There’s a nice bridleway which goes to Garrigill from here and it is this that we slipped over and nearly cracked both wrists on, and, after being suitably punished by an attack from superdawg using his ice-crunching powers, we followed gingerly through a fierce but brief snowstorm towards Gregs Hut. Gregs Hut is named after a famous North-East pie retailer. The extra “G” was lost during the doomsday survey.
Historical fact #1
There’s no need to go as far as Gregs Hut, though, so we didn’t. Instead, just after tiptoeing over some well frozen but still somehow wobbly bogs, we turned off over the moor to the scree and snow slope that guards the equally frigid summit area.
Any thoughts of having a bit of a tarry in the summit shelter soon faded as the nithering wind discovered the chinks in the seventeen layers of thermal liberty bodices and merino stuff as I sat and scoffed the quiche..er.. flan. Bruno helped, in view of the urgency of avoiding a slow but probably quite enjoyable death from hypothermia and we soon sloped off and slithered off down the Pennine Way to find bridleway number two, which took us pleasantly back down the hill.

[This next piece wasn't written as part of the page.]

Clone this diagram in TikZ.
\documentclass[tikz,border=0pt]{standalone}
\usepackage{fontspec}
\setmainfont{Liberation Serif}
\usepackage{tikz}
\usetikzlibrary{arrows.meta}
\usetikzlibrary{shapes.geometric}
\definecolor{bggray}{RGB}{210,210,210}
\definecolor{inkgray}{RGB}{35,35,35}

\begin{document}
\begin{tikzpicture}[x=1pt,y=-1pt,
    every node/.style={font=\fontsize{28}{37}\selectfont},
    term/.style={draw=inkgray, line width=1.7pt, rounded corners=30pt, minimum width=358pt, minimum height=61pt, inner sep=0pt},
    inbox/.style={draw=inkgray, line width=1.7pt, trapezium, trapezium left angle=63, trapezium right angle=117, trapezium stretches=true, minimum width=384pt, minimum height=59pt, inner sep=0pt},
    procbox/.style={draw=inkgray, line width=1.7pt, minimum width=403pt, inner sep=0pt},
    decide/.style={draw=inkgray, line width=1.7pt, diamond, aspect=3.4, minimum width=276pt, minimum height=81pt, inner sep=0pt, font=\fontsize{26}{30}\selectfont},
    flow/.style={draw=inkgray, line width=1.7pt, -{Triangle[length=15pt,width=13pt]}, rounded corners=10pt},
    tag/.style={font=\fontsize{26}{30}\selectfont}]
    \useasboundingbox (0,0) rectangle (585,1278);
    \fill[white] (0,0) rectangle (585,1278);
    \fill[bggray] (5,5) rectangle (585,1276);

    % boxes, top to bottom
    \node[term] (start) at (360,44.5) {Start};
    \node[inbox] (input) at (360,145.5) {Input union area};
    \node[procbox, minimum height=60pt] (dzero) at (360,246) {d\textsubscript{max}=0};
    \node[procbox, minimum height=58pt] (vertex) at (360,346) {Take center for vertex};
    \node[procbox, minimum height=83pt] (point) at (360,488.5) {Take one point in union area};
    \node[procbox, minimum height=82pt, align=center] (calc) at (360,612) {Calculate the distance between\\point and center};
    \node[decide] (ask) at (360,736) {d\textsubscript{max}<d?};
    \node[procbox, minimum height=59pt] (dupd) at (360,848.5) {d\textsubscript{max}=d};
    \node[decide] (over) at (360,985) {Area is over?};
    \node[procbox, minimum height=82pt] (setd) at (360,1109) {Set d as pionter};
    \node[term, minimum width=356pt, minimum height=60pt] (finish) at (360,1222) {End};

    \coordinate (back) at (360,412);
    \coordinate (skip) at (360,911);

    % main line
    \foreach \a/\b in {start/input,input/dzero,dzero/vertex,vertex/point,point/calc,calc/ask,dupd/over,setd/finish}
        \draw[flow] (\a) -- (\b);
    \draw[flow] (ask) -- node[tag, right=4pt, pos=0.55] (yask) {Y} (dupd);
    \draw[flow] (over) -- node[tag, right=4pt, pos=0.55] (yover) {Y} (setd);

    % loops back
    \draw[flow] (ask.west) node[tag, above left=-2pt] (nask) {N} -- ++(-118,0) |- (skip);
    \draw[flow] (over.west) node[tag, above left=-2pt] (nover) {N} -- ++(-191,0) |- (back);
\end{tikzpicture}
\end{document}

We had a brief stop in some brief sunshine in a little shelter on the edge of a view of Eden, but we were soon off again.
Just before we got back to Kirkland, I did notice some ancient ploughing terraces, and, found later, that these were, in fact the “Hanging Walls of Mark Anthony” Bugger all to do with Mark, actually, and much more likely to be lychets – terraces on a hillside created by repeated ploughing. These things are all over the Pennines, as it happens – some really good ones at Eggleston in Teesdale. They’re quite good for botany because the plants on the little scarps are different from those on the flats. Have a look next time you find rows of long, green platforms on a hillside.
Anyway, we did just under 9 miles and 2300 feet of up.
Be a man, scoff some flan. Just a tip, there.